What factors can be leveraged from a drive system to support and allow predictive maintenance?

Rob Keating

October 25, 2022

What factors can be leveraged from a drive system to support and allow predictive maintenance?

In general, we expect a number of motor characteristics to change over the lifetime of a product. One of the obvious ones is how much torque the motor produces over time. We can expect that there will be changes in torque during a product’s lifetime due to bearings wearing out or components beginning to rub or becoming loose. Depending on the various types of failure or degradation, these changes can be monitored.  

Some common characteristics to look for may include motor vibration, time to stop, or motor noise. In terms of monitoring these characteristics, we can put limits on what normal operation looks like and then be able to tell when it's outside of those limits, which would suggest that it may be time for maintenance. We won't know exactly what those limits are, and those tell-tale signs will of course differ depending on the product, therefore FPT’s good product experience is key to understanding this.  

What are the trends and what are the things that could go wrong?

Analysing this helps us identify the acceptable limits where it becomes predictive maintenance rather than just standard maintenance.

We know the relationships of motor torque and motor currents and what the motor controller can pick up within those. There is a second step where more abnormal things could come up. For example, noise or some vibration or perhaps something in the bearing. It might not be a bearing load as such, or the motor torque having to work harder, but maybe there are some high frequency signals or some variation in those motor parameters that indicates something is going wrong. Our teams will put in more development work to pick up these kinds of things.  

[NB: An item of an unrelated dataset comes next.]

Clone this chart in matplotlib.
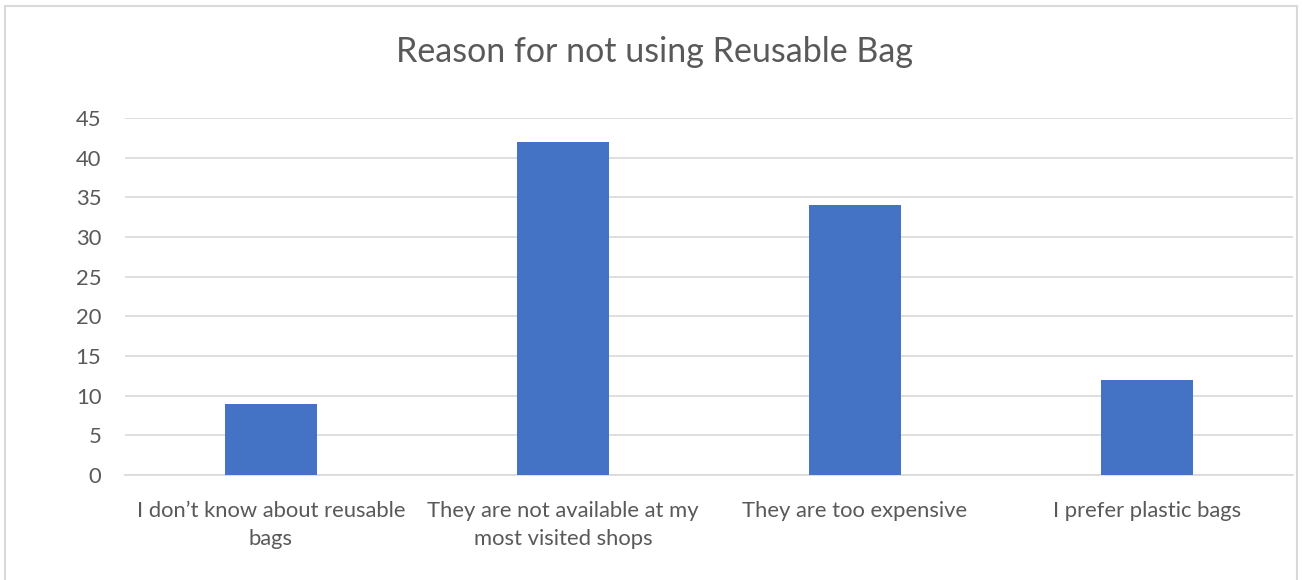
import matplotlib.pyplot as plt
from matplotlib.patches import Rectangle

categories = [
    "I don\u2019t know about reusable\nbags",
    "They are not available at my\nmost visited shops",
    "They are too expensive",
    "I prefer plastic bags",
]
counts = [9, 42, 34, 12]
yticks = [0, 5, 10, 15, 20, 25, 30, 35, 40, 45]

plt.rcParams['font.family'] = ['Lato', 'DejaVu Sans']
text_color = '#595959'
grid_color = '#D9D9D9'

fig = plt.figure(figsize=(13.02, 5.8), dpi=100)
ax = fig.add_axes([125 / 1302, 105 / 580, 1168 / 1302, 357 / 580])

# outer chart frame
fig.patches.append(Rectangle((5 / 1302, -0.05), 1292 / 1302, (580 - 6) / 580 + 0.05,
                             transform=fig.transFigure, fill=False,
                             edgecolor=grid_color, linewidth=1.5))

x = range(len(categories))
ax.bar(x, counts, width=0.315, color='#4472C4', zorder=3)

ax.set_xlim(-0.5, len(categories) - 0.5)
ax.set_ylim(0, 45)
ax.set_yticks(yticks)
ax.set_xticks(list(x))
ax.set_xticklabels(categories, fontsize=15.8, color=text_color, linespacing=1.5)
ax.tick_params(axis='y', labelsize=15.8, labelcolor=text_color, length=0, pad=17)
ax.tick_params(axis='x', length=0, pad=19)
ax.grid(axis='y', color=grid_color, linewidth=1.2, zorder=0)
for side in ['top', 'right', 'left']:
    ax.spines[side].set_visible(False)
ax.spines['bottom'].set_color(grid_color)
ax.spines['bottom'].set_linewidth(1.2)

fig.text(654 / 1302, 1 - 52 / 580, "Reason for not using Reusable Bag",
         ha='center', va='center', fontsize=24.5, color=text_color)

plt.savefig('out.png', dpi=100)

We run life testing for the motors that we produce before they go into production, and we have a lot of data logging and sensing on those tests running. One aspect we look at is high level performance metrics such as noise or vibration levels. By extracting internal data from the controller, we can access high frequency variables being used to run the motor and provide additional insights into what is happening within the system. By doing this, we may be able to predict any external changes.  

R&D plays a big part in predictive maintenance. It is more prominent in industrial applications where downtime can be costly for a company. For us, reliability testing, or life testing, makes up a sizable part of a product’s development time. For example, our highest reliability testing is at least four to six months. If we can predict earlier in that time that something will go wrong – say after 1000 hours rather than waiting 5000 hours, that's a big benefit for our customer and a huge amount of time that can be saved.  

However, with any kind of model – e.g., product degradation or failure, it will only be as good as what you put into it. We need the core data to feed into it. What does a failure do to the performance? How does that impact things like reliability? We can perform that research to find out what they are, and perhaps be able to estimate the product is three months away from failure, for example. The controller will have a way of signaling this impending failure, by way of an alarm or a message to an app, in order to alert a service technician.  

Predictive failure

When we talk about predictive maintenance, we are also referencing predictive failure. We log the data using machine learning or simply analyse the data ourselves, so we can see potential trends through the motor signals that we have.  

For example, to predict that this mode of torque is rising very quickly and that's a sign it's rising at a rate that isn't going to get us to the end, so by stopping the test, we can change something before getting to that point. However, we will only change something if it is a component we don’t want to test. If it is a critical component, it is often beneficial to run the test until failure.  

Similarly, anomaly detection is used if we're running a reliability test for R&D and something changes, a warning is issued so a technician can go in and see if there is something obviously going wrong, rather than waiting until something finally fails. By missing some of those early signs, the issue could escalate or longer testing periods will be required.